[Records with drawing code]
((

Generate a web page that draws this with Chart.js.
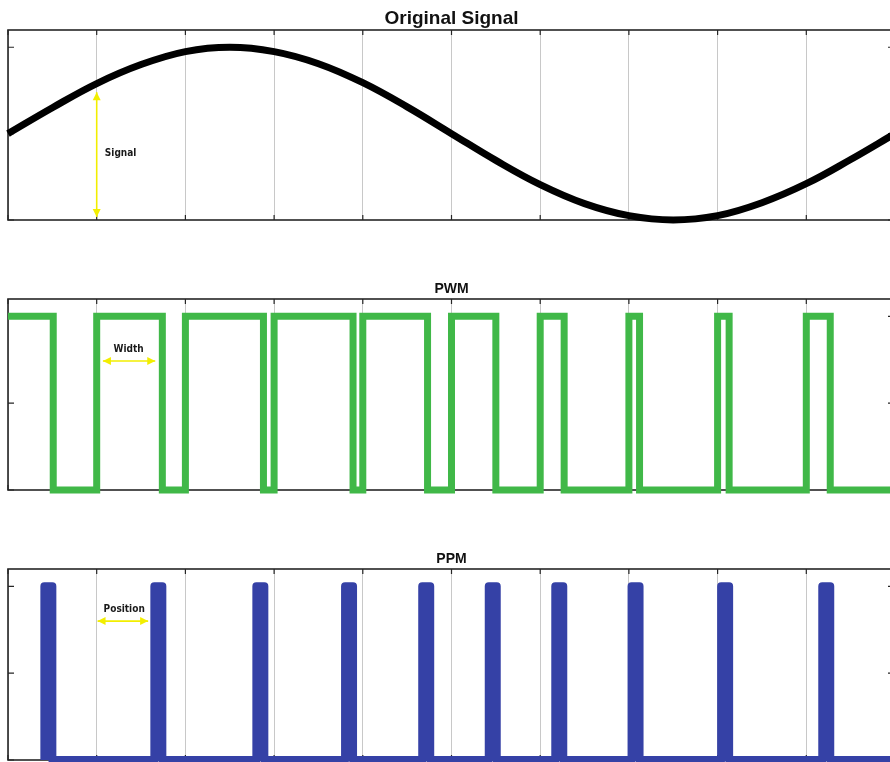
<!DOCTYPE html>
<html>
<head>
<meta charset="utf-8">
<script src="https://cdn.jsdelivr.net/npm/chart.js@4"></script>
<style>
    html, body { margin: 0; padding: 0; background: #fff; overflow: hidden; }
    #wrap { position: relative; width: 890px; height: 762px; overflow: hidden; }
    canvas { position: absolute; left: 0; }
</style>
</head>
<body>
<div id="wrap">
    <canvas id="cSignal" width="904" height="232" style="top:0px"></canvas>
    <canvas id="cPwm" width="904" height="240" style="top:260px"></canvas>
    <canvas id="cPpm" width="904" height="232" style="top:530px"></canvas>
</div>
<script>
// =========================
// DATOS
// =========================
const signalT = [0, 0.05, 0.1, 0.15, 0.2, 0.25, 0.3, 0.35, 0.4, 0.45, 0.5,
                 0.55, 0.6, 0.65, 0.7, 0.75, 0.8, 0.85, 0.9, 0.95, 1];
const signalV = [0, 0.30, 0.58, 0.80, 0.95, 1.0, 0.95, 0.81, 0.59, 0.31, 0,
                 -0.31, -0.59, -0.81, -0.95, -1.0, -0.95, -0.80, -0.58, -0.30, 0];

// PWM: each pulse goes high at pwmRise and low at pwmFall
const pwmRise = [0, 0.1, 0.2, 0.3, 0.4, 0.5, 0.6, 0.7, 0.8, 0.9];
const pwmFall = [0.051, 0.174, 0.288, 0.389, 0.473, 0.550, 0.627, 0.712, 0.813, 0.927];

// PPM: short pulses
const ppmStart = [0.041, 0.165, 0.280, 0.380, 0.467, 0.542, 0.617, 0.703, 0.804, 0.918];
const ppmEnd   = [0.050, 0.174, 0.289, 0.389, 0.476, 0.551, 0.626, 0.712, 0.813, 0.927];

const xTicks = [0, 0.1, 0.2, 0.3, 0.4, 0.5, 0.6, 0.7, 0.8, 0.9, 1];
const yTicksSignal = [-1, 0, 1];
const yTicksPulse = [0, 0.5, 1];

const tMax = 1;

// =========================
// PUNTOS
// =========================
function pulsePoints(starts, ends) {
    const pts = [];
    starts.forEach((s, i) => {
        if (s === 0) {
            pts.push({ x: s, y: 1 });
        } else {
            pts.push({ x: s, y: 0 });
            pts.push({ x: s, y: 1 });
        }
        pts.push({ x: ends[i], y: 1 });
        pts.push({ x: ends[i], y: 0 });
    });
    pts.push({ x: tMax, y: 0 });
    return pts;
}

const signalPts = signalT.map((t, i) => ({ x: t, y: signalV[i] }));

// =========================
// PLUGIN: caja, ticks, título, anotaciones
// =========================
const matlabLook = {
    id: 'matlabLook',
    beforeDatasetsDraw(chart, args, opts) {
        const ctx = chart.ctx;
        const a = chart.chartArea;
        const xs = chart.scales.x;
        const ys = chart.scales.y;
        ctx.save();
        ctx.strokeStyle = '#262626';
        ctx.lineWidth = 1.6;
        ctx.strokeRect(a.left, a.top, a.right - a.left, a.bottom - a.top);
        ctx.lineWidth = 1.2;
        ctx.beginPath();
        xs.ticks.forEach(tk => {
            const px = xs.getPixelForValue(tk.value);
            ctx.moveTo(px, a.top); ctx.lineTo(px, a.top + 5);
            ctx.moveTo(px, a.bottom); ctx.lineTo(px, a.bottom - 5);
        });
        ys.ticks.forEach(tk => {
            const py = ys.getPixelForValue(tk.value);
            ctx.moveTo(a.left, py); ctx.lineTo(a.left + 6, py);
            ctx.moveTo(a.right, py); ctx.lineTo(a.right - 7, py);
        });
        ctx.stroke();
        ctx.restore();
    },
    afterDatasetsDraw(chart, args, opts) {
        const ctx = chart.ctx;
        const a = chart.chartArea;
        const xs = chart.scales.x;
        const ys = chart.scales.y;
        ctx.save();
        ctx.fillStyle = '#111';
        ctx.font = opts.titleFont;
        ctx.textAlign = 'center';
        ctx.textBaseline = 'alphabetic';
        ctx.fillText(opts.title, (a.left + a.right) / 2, a.top - 6);

        const n = opts.note;
        if (n) {
            const x1 = xs.getPixelForValue(n.x1), y1 = ys.getPixelForValue(n.y1);
            const x2 = xs.getPixelForValue(n.x2), y2 = ys.getPixelForValue(n.y2);
            ctx.strokeStyle = '#f2ee00';
            ctx.fillStyle = '#f2ee00';
            ctx.lineWidth = 1.6;
            ctx.beginPath();
            ctx.moveTo(x1, y1); ctx.lineTo(x2, y2);
            ctx.stroke();
            const ang = Math.atan2(y2 - y1, x2 - x1);
            [[x1, y1, ang + Math.PI], [x2, y2, ang]].forEach(([hx, hy, an]) => {
                ctx.beginPath();
                ctx.moveTo(hx, hy);
                ctx.lineTo(hx - 8 * Math.cos(an) + 4 * Math.sin(an), hy - 8 * Math.sin(an) - 4 * Math.cos(an));
                ctx.lineTo(hx - 8 * Math.cos(an) - 4 * Math.sin(an), hy - 8 * Math.sin(an) + 4 * Math.cos(an));
                ctx.closePath();
                ctx.fill();
            });
            ctx.fillStyle = '#1a1a1a';
            ctx.font = 'bold 10px "DejaVu Sans Condensed", "DejaVu Sans", sans-serif';
            ctx.textBaseline = 'middle';
            ctx.fillText(n.label, xs.getPixelForValue(n.lx), ys.getPixelForValue(n.ly));
        }
        ctx.restore();
    }
};

// =========================
// GRÁFICOS
// =========================
function makeChart(id, points, color, lineWidth, tension, yMin, yMax, yTicks, padTop, padBottom, title, titleFont, note, join) {
    return new Chart(document.getElementById(id), {
        type: 'line',
        data: {
            datasets: [{
                data: points,
                borderColor: color,
                borderWidth: lineWidth,
                pointRadius: 0,
                fill: false,
                tension: tension,
                borderJoinStyle: join,
                clip: false
            }]
        },
        options: {
            responsive: false,
            animation: false,
            devicePixelRatio: 1,
            // el borde derecho queda justo fuera de la ventana, como en la figura original
            layout: { padding: { top: padTop, bottom: padBottom, left: 8, right: 9 } },
            plugins: {
                legend: { display: false },
                tooltip: { enabled: false },
                title: { display: false },
                matlabLook: { title: title, titleFont: titleFont, note: note }
            },
            scales: {
                x: {
                    type: 'linear',
                    min: 0,
                    max: tMax,
                    afterBuildTicks: s => { s.ticks = xTicks.map(v => ({ value: v })); },
                    afterFit: s => { s.height = 0; },
                    ticks: { display: false },
                    grid: { display: true, color: '#c8c8c8', lineWidth: 1, drawTicks: false },
                    border: { display: false }
                },
                y: {
                    type: 'linear',
                    min: yMin,
                    max: yMax,
                    afterBuildTicks: s => { s.ticks = yTicks.map(v => ({ value: v })); },
                    afterFit: s => { s.width = 0; },
                    ticks: { display: false },
                    grid: { display: false, drawTicks: false },
                    border: { display: false }
                }
            }
        },
        plugins: [matlabLook]
    });
}

makeChart('cSignal', signalPts, '#000000', 7, 0.4, -1, 1.2, yTicksSignal, 30, 12,
    'Original Signal', 'bold 19px "Liberation Sans", Arial, sans-serif',
    { x1: 0.1, y1: 0.48, x2: 0.1, y2: -0.965, label: 'Signal', lx: 0.127, ly: -0.225 }, 'round');

makeChart('cPwm', pulsePoints(pwmRise, pwmFall), '#40b848', 7, 0, 0, 1.1, yTicksPulse, 39, 10,
    'PWM', 'bold 14px "Liberation Sans", Arial, sans-serif',
    { x1: 0.107, y1: 0.743, x2: 0.166, y2: 0.743, label: 'Width', lx: 0.136, ly: 0.812 }, 'miter');

makeChart('cPpm', pulsePoints(ppmStart, ppmEnd), '#3541a6', 8, 0, 0, 1.1, yTicksPulse, 39, 2,
    'PPM', 'bold 14px "Liberation Sans", Arial, sans-serif',
    { x1: 0.101, y1: 0.80, x2: 0.158, y2: 0.80, label: 'Position', lx: 0.131, ly: 0.87 }, 'round');
</script>
</body>
</html>
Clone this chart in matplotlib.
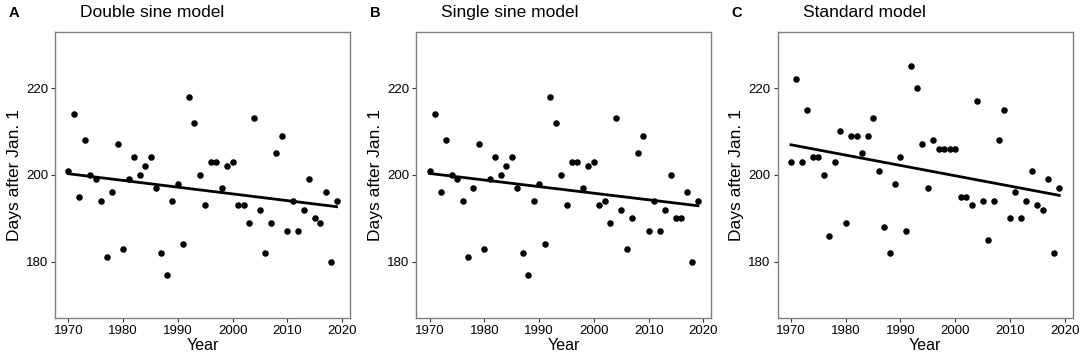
import numpy as np
import matplotlib
matplotlib.use("Agg")
import matplotlib.pyplot as plt

plt.rcParams['font.family'] = ['Liberation Sans', 'DejaVu Sans']

years = list(range(1970, 2020))

double_sine = [201, 214, 195, 208, 200, 199, 194, 181, 196, 207,
               183, 199, 204, 200, 202, 204, 197, 182, 177, 194,
               198, 184, 218, 212, 200, 193, 203, 203, 197, 202,
               203, 193, 193, 189, 213, 192, 182, 189, 205, 209,
               187, 194, 187, 192, 199, 190, 189, 196, 180, 194]

single_sine = [201, 214, 196, 208, 200, 199, 194, 181, 197, 207,
               183, 199, 204, 200, 202, 204, 197, 182, 177, 194,
               198, 184, 218, 212, 200, 193, 203, 203, 197, 202,
               203, 193, 194, 189, 213, 192, 183, 190, 205, 209,
               187, 194, 187, 192, 200, 190, 190, 196, 180, 194]

standard = [203, 222, 203, 215, 204, 204, 200, 186, 203, 210,
            189, 209, 209, 205, 209, 213, 201, 188, 182, 198,
            204, 187, 225, 220, 207, 197, 208, 206, 206, 206,
            206, 195, 195, 193, 217, 194, 185, 194, 208, 215,
            190, 196, 190, 194, 201, 193, 192, 199, 182, 197]

panel_letters = ["A", "B", "C"]
panel_titles = ["Double sine model", "Single sine model", "Standard model"]
series = [double_sine, single_sine, standard]
x_ticks = [1970, 1980, 1990, 2000, 2010, 2020]
y_ticks = [180, 200, 220]

W, H = 1084, 361
fig = plt.figure(figsize=(W / 100, H / 100), dpi=100)

grey = "#808080"
for i in range(3):
    off = i * 361.3
    left = (55 + off) / W
    width = 295 / W
    bottom = 1 - 318 / H
    height = (318 - 31.7) / H
    ax = fig.add_axes([left, bottom, width, height])
    x = np.array(years)
    y = np.array(series[i])
    ax.scatter(x, y, s=22, color="black", linewidths=0, zorder=3)
    b, a = np.polyfit(x, y, 1)
    xl = np.array([x.min(), x.max()])
    ax.plot(xl, a + b * xl, color="black", lw=2.0, zorder=2)
    ax.set_xlim(1967.55, 2021.45)
    ax.set_ylim(167, 233)
    ax.set_xticks(x_ticks)
    ax.set_yticks(y_ticks)
    ax.tick_params(axis="both", colors="#333333", labelcolor="black",
                   labelsize=9.5, length=3, width=0.8, pad=2)
    for sp in ax.spines.values():
        sp.set_color(grey)
        sp.set_linewidth(1.0)
    ax.set_xlabel("Year", fontsize=11.5, labelpad=1)
    ax.set_ylabel("Days after Jan. 1", fontsize=12.5, labelpad=3)
    fig.text((9 + off) / W, 1 - 17 / H, panel_letters[i], fontsize=10.5,
             fontweight="bold", ha="left", va="baseline")
    fig.text((80 + off) / W, 1 - 17 / H, panel_titles[i], fontsize=12.5,
             ha="left", va="baseline")

fig.savefig("out.png", dpi=100)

))

Work to be completed ▸ Restate word for word the lines that begin at the one with "Clone this chart in matplotlib." and end at the one with "years = list(range(1970, 2020))", including both, and leave every picture aside.

Correct answer ▸
Clone this chart in matplotlib.
import numpy as np
import matplotlib
matplotlib.use("Agg")
import matplotlib.pyplot as plt

plt.rcParams['font.family'] = ['Liberation Sans', 'DejaVu Sans']

years = list(range(1970, 2020))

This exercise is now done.